2月28日に公開された産経ニュースの記事がキッカケでSNSで「おっさんビジネス用語」が話題になり、翌1日、ツイッターで「鉛筆なめなめ」などの関連ワードがトレンドに入り、さまざまな反応が寄せられている。
記事は「『仁義を切って』『鉛筆なめなめ』は通じない? 『おっさんビジネス用語』の使い方と落とし穴」という見出しで、グラフィックを用いて、タダを意味する「ロハ」、裏工作を意味する「寝技」など、いわゆるおっさんビジネス用語を紹介。ごまかして数字の帳尻を合わせる「鉛筆なめなめ」、最優先事項を意味する「一丁目一番地」といった、一定の年代以外は通じにくい言葉で困惑したという30代男性会社員と20代女性会社員の事例を挙げつつ、“いい具合に”を意味する「よしなに」を多用してしまうという51歳の男性会社員の本音についても紹介している。

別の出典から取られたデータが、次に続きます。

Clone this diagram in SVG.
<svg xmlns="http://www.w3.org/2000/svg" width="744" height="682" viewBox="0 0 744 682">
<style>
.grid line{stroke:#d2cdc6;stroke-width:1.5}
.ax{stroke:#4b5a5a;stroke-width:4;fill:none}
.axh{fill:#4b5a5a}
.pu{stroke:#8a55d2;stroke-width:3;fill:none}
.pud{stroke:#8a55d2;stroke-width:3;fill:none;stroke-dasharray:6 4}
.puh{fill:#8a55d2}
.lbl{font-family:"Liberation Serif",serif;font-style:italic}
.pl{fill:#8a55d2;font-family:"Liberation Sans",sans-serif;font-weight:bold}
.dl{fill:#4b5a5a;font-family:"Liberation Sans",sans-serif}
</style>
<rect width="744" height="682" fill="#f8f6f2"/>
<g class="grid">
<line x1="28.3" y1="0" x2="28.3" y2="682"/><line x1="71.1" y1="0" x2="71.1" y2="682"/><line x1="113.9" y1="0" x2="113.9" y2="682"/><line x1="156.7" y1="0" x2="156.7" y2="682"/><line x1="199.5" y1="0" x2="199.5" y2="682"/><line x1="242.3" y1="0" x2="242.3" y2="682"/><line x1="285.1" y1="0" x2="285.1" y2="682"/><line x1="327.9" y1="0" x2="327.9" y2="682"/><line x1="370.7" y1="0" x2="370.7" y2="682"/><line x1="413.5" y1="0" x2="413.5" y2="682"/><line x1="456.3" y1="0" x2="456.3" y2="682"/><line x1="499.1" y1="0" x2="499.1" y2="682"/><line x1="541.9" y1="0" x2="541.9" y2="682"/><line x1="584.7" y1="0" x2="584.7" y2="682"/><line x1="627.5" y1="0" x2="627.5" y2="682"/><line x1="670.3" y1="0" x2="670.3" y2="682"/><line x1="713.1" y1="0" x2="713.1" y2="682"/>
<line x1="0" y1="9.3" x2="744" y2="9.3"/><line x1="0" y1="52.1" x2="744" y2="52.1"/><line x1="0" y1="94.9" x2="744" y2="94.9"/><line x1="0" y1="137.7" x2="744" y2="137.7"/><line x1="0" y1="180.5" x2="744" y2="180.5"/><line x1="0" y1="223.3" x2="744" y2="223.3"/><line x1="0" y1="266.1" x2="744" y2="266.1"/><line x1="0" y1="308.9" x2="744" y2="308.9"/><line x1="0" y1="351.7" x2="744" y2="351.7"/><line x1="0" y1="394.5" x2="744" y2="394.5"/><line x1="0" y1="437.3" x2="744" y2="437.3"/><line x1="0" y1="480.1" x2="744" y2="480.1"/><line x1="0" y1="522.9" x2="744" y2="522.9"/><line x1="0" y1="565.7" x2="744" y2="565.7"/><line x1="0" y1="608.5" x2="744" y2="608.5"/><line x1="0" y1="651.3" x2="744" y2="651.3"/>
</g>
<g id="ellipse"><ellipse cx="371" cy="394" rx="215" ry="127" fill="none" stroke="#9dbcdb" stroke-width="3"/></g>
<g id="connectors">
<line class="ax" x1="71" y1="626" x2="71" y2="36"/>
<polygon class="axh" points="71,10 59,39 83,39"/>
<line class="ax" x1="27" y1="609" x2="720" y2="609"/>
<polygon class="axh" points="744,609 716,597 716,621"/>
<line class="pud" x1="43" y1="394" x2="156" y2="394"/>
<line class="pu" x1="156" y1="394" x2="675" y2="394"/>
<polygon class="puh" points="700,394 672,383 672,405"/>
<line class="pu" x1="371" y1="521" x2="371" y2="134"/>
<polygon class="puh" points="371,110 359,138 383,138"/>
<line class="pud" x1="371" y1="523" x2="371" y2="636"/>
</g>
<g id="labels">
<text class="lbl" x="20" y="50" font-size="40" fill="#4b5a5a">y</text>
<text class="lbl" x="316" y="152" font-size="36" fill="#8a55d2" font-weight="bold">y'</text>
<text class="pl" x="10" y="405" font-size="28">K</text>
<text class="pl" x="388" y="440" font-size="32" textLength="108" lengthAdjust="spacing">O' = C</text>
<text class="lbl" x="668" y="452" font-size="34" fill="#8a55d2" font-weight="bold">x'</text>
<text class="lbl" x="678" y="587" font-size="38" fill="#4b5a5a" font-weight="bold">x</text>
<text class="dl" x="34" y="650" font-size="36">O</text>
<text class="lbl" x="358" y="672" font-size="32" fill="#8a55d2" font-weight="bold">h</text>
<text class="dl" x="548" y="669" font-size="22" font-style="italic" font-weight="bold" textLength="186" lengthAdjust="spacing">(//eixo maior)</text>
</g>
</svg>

SNSには「昭和の名残り 平成生まれには難解用語」「まじで全部知らなくて笑う」「『よしなに』を使ってるおじさんは一人知ってる」「会社でめっちゃ聞くわ」「超超超多用してる。えいやの毎日」などの反応がズラリ。こうしたフレーズの使用に「記事にある通り、ストレートに伝えるより少しくだけた感じに伝えるための工夫かもしれない」「最初は違和感あるけど、実際使ってみると『トゲトゲしさ』がないので使いやすいんだよな」「一瞬で意図が伝わるの便利 若者も今風のことば考えたらいい」「命令や指示は相手に一点の疑義をも抱かせないのが理想ですから、こういうのは基本的に使うべきじゃないですよ」「こういう言葉は最近使わなくなった。正しく意図が通じないことが多いから」などの書き込みが寄せられた。
記事のなかで、武庫川女子大の佐竹秀雄名誉教授(日本語学)は「(主に)50代以上の人たちが、若いときに慣れ親しんだ感覚で使っている印象がある」とし、用語には、直接的な表現を避け、大半に俗語や隠語に近い性格があるのが特徴と分析。そのうえで「仲間意識を生んだり、職場でのコミュニケーションを円滑にしたりする役割も担う」としながらも、大半に明確な定義がないことから、「送り手と受け手で言葉のイメージが異なり、正確に伝わらなかったり、誤解を生んだりする可能性がある」と述べ、特に具体的な指示が必要な場面での使用には注意が必要と強調した。